→ SUPPLIED INFORMATION
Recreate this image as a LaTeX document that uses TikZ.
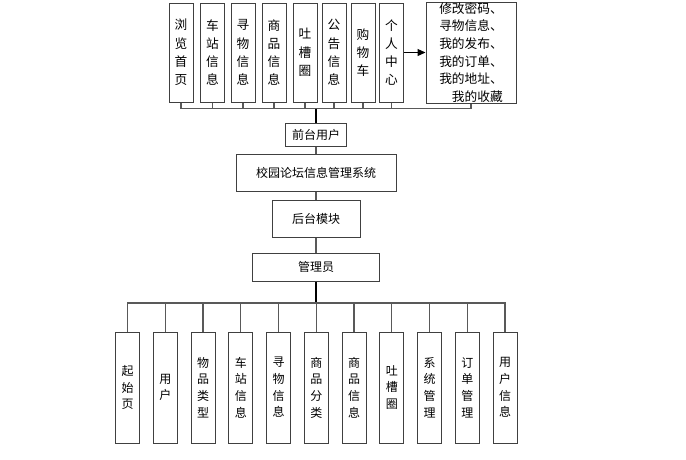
\documentclass[tikz,border=0pt]{standalone}
\usepackage{fontspec}
\setmainfont{Noto Sans CJK SC}
\usetikzlibrary{positioning,arrows.meta}

\begin{document}
\begin{tikzpicture}[x=1pt,y=-1pt,semithick]
		\tikzstyle{topbox}=[draw=black!75,line width=1pt,minimum width=24pt,minimum height=99pt,inner sep=0pt,align=center,font=\fontsize{12.7}{18.3}\selectfont]
		\tikzstyle{midbox}=[draw=black!75,line width=1pt,inner sep=0pt,font=\fontsize{12}{14}\selectfont]
		\tikzstyle{botbox}=[draw=black!75,line width=1pt,minimum width=24pt,minimum height=111pt,inner sep=0pt,align=center,font=\fontsize{12}{16.7}\selectfont]
		\tikzstyle{branch}=[draw=black!65,line width=1.2pt]
		\tikzstyle{trunk}=[draw=black,line width=1.2pt]
		\useasboundingbox (0,0) rectangle (686,459);
		% front-end modules
		\node[topbox]    (t1) at (181,52.5)   {浏\\览\\首\\页};
		\node[topbox]    (t2) at (212.5,52.5) {车\\站\\信\\息};
		\node[topbox]    (t3) at (243,52.5)   {寻\\物\\信\\息};
		\node[topbox]    (t4) at (274,52.5)   {商\\品\\信\\息};
		\node[topbox]    (t5) at (305,52.5)   {吐\\槽\\圈};
		\node[topbox]    (t6) at (334,52.5)   {公\\告\\信\\息};
		\node[topbox]    (t7) at (363,52.5)   {购\\物\\车};
		\node[topbox]    (t8) at (391.5,52.5) {个\\人\\中\\心};
		\node[topbox,minimum width=90pt,minimum height=101pt,align=right,font=\fontsize{12.7}{17.7}\selectfont] (t9) at (471,52.5) {修改密码、\\寻物信息、\\我的发布、\\我的订单、\\我的地址、\\我的收藏};
		% middle chain
		\node[midbox,minimum width=61pt,minimum height=23pt]  (qt)  at (316,134.5) {前台用户};
		\node[midbox,minimum width=160pt,minimum height=37pt] (sys) at (316,172.5) {校园论坛信息管理系统};
		\node[midbox,minimum width=88pt,minimum height=37pt]  (ht)  at (316,218.5) {后台模块};
		\node[midbox,minimum width=127pt,minimum height=28pt] (gly) at (316,267)   {管理员};
		% back-end modules
		\node[botbox]    (b1) at (127.5,387.5)                  {起\\始\\页};
		\node[botbox]    (b2) [right of=b1, node distance=37.75pt] {用\\户};
		\node[botbox]    (b3) [right of=b2, node distance=37.75pt] {物\\品\\类\\型};
		\node[botbox]    (b4) [right of=b3, node distance=37.75pt] {车\\站\\信\\息};
		\node[botbox]    (b5) [right of=b4, node distance=37.75pt] {寻\\物\\信\\息};
		\node[botbox]    (b6) [right of=b5, node distance=37.75pt] {商\\品\\分\\类};
		\node[botbox]    (b7) [right of=b6, node distance=37.75pt] {商\\品\\信\\息};
		\node[botbox]    (b8) [right of=b7, node distance=37.75pt] {吐\\槽\\圈};
		\node[botbox]    (b9) [right of=b8, node distance=37.75pt] {系\\统\\管\\理};
		\node[botbox]    (b10) [right of=b9, node distance=37.75pt] {订\\单\\管\\理};
		\node[botbox]    (b11) [right of=b10, node distance=37.75pt] {用\\户\\信\\息};
		\coordinate (topbus) at (316,108.5);
		\coordinate (botbus) at (316,303);
		% upper tree
		\draw[branch] (t1.south) |- (topbus);
		\draw[branch] (t2.south) |- (topbus);
		\draw[branch] (t3.south) |- (topbus);
		\draw[branch] (t4.south) |- (topbus);
		\draw[branch] (t5.south) |- (topbus);
		\draw[branch] (t6.south) |- (topbus);
		\draw[branch] (t7.south) |- (topbus);
		\draw[branch] (t8.south) |- (topbus);
		\draw[branch] (t9.south) |- (topbus);
		\draw[trunk] (topbus) -- (qt.north);
		\draw[branch,draw=black,-{Triangle[length=8pt,width=7pt]}] (t8.east) -- (t9.west);
		% chain
		\draw[branch] (qt.south) -- (sys.north);
		\draw[branch] (sys.south) -- (ht.north);
		\draw[branch] (ht.south) -- (gly.north);
		% lower tree
		\draw[trunk] (gly.south) -- (botbus);
		\draw[branch] (botbus) -| (b1.north);
		\draw[branch] (botbus) -| (b2.north);
		\draw[branch] (botbus) -| (b3.north);
		\draw[branch] (botbus) -| (b4.north);
		\draw[branch] (botbus) -| (b5.north);
		\draw[branch] (botbus) -| (b6.north);
		\draw[branch] (botbus) -| (b7.north);
		\draw[branch] (botbus) -| (b8.north);
		\draw[branch] (botbus) -| (b9.north);
		\draw[branch] (botbus) -| (b10.north);
		\draw[branch] (botbus) -| (b11.north);
	\end{tikzpicture}
\end{document}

→ THE PROBLEM
Output the material word for word, omitting its pictures.

→ EXERCISE RESULT
Recreate this image as a LaTeX document that uses TikZ.
\documentclass[tikz,border=0pt]{standalone}
\usepackage{fontspec}
\setmainfont{Noto Sans CJK SC}
\usetikzlibrary{positioning,arrows.meta}

\begin{document}
\begin{tikzpicture}[x=1pt,y=-1pt,semithick]
		\tikzstyle{topbox}=[draw=black!75,line width=1pt,minimum width=24pt,minimum height=99pt,inner sep=0pt,align=center,font=\fontsize{12.7}{18.3}\selectfont]
		\tikzstyle{midbox}=[draw=black!75,line width=1pt,inner sep=0pt,font=\fontsize{12}{14}\selectfont]
		\tikzstyle{botbox}=[draw=black!75,line width=1pt,minimum width=24pt,minimum height=111pt,inner sep=0pt,align=center,font=\fontsize{12}{16.7}\selectfont]
		\tikzstyle{branch}=[draw=black!65,line width=1.2pt]
		\tikzstyle{trunk}=[draw=black,line width=1.2pt]
		\useasboundingbox (0,0) rectangle (686,459);
		% front-end modules
		\node[topbox]    (t1) at (181,52.5)   {浏\\览\\首\\页};
		\node[topbox]    (t2) at (212.5,52.5) {车\\站\\信\\息};
		\node[topbox]    (t3) at (243,52.5)   {寻\\物\\信\\息};
		\node[topbox]    (t4) at (274,52.5)   {商\\品\\信\\息};
		\node[topbox]    (t5) at (305,52.5)   {吐\\槽\\圈};
		\node[topbox]    (t6) at (334,52.5)   {公\\告\\信\\息};
		\node[topbox]    (t7) at (363,52.5)   {购\\物\\车};
		\node[topbox]    (t8) at (391.5,52.5) {个\\人\\中\\心};
		\node[topbox,minimum width=90pt,minimum height=101pt,align=right,font=\fontsize{12.7}{17.7}\selectfont] (t9) at (471,52.5) {修改密码、\\寻物信息、\\我的发布、\\我的订单、\\我的地址、\\我的收藏};
		% middle chain
		\node[midbox,minimum width=61pt,minimum height=23pt]  (qt)  at (316,134.5) {前台用户};
		\node[midbox,minimum width=160pt,minimum height=37pt] (sys) at (316,172.5) {校园论坛信息管理系统};
		\node[midbox,minimum width=88pt,minimum height=37pt]  (ht)  at (316,218.5) {后台模块};
		\node[midbox,minimum width=127pt,minimum height=28pt] (gly) at (316,267)   {管理员};
		% back-end modules
		\node[botbox]    (b1) at (127.5,387.5)                  {起\\始\\页};
		\node[botbox]    (b2) [right of=b1, node distance=37.75pt] {用\\户};
		\node[botbox]    (b3) [right of=b2, node distance=37.75pt] {物\\品\\类\\型};
		\node[botbox]    (b4) [right of=b3, node distance=37.75pt] {车\\站\\信\\息};
		\node[botbox]    (b5) [right of=b4, node distance=37.75pt] {寻\\物\\信\\息};
		\node[botbox]    (b6) [right of=b5, node distance=37.75pt] {商\\品\\分\\类};
		\node[botbox]    (b7) [right of=b6, node distance=37.75pt] {商\\品\\信\\息};
		\node[botbox]    (b8) [right of=b7, node distance=37.75pt] {吐\\槽\\圈};
		\node[botbox]    (b9) [right of=b8, node distance=37.75pt] {系\\统\\管\\理};
		\node[botbox]    (b10) [right of=b9, node distance=37.75pt] {订\\单\\管\\理};
		\node[botbox]    (b11) [right of=b10, node distance=37.75pt] {用\\户\\信\\息};
		\coordinate (topbus) at (316,108.5);
		\coordinate (botbus) at (316,303);
		% upper tree
		\draw[branch] (t1.south) |- (topbus);
		\draw[branch] (t2.south) |- (topbus);
		\draw[branch] (t3.south) |- (topbus);
		\draw[branch] (t4.south) |- (topbus);
		\draw[branch] (t5.south) |- (topbus);
		\draw[branch] (t6.south) |- (topbus);
		\draw[branch] (t7.south) |- (topbus);
		\draw[branch] (t8.south) |- (topbus);
		\draw[branch] (t9.south) |- (topbus);
		\draw[trunk] (topbus) -- (qt.north);
		\draw[branch,draw=black,-{Triangle[length=8pt,width=7pt]}] (t8.east) -- (t9.west);
		% chain
		\draw[branch] (qt.south) -- (sys.north);
		\draw[branch] (sys.south) -- (ht.north);
		\draw[branch] (ht.south) -- (gly.north);
		% lower tree
		\draw[trunk] (gly.south) -- (botbus);
		\draw[branch] (botbus) -| (b1.north);
		\draw[branch] (botbus) -| (b2.north);
		\draw[branch] (botbus) -| (b3.north);
		\draw[branch] (botbus) -| (b4.north);
		\draw[branch] (botbus) -| (b5.north);
		\draw[branch] (botbus) -| (b6.north);
		\draw[branch] (botbus) -| (b7.north);
		\draw[branch] (botbus) -| (b8.north);
		\draw[branch] (botbus) -| (b9.north);
		\draw[branch] (botbus) -| (b10.north);
		\draw[branch] (botbus) -| (b11.north);
	\end{tikzpicture}
\end{document}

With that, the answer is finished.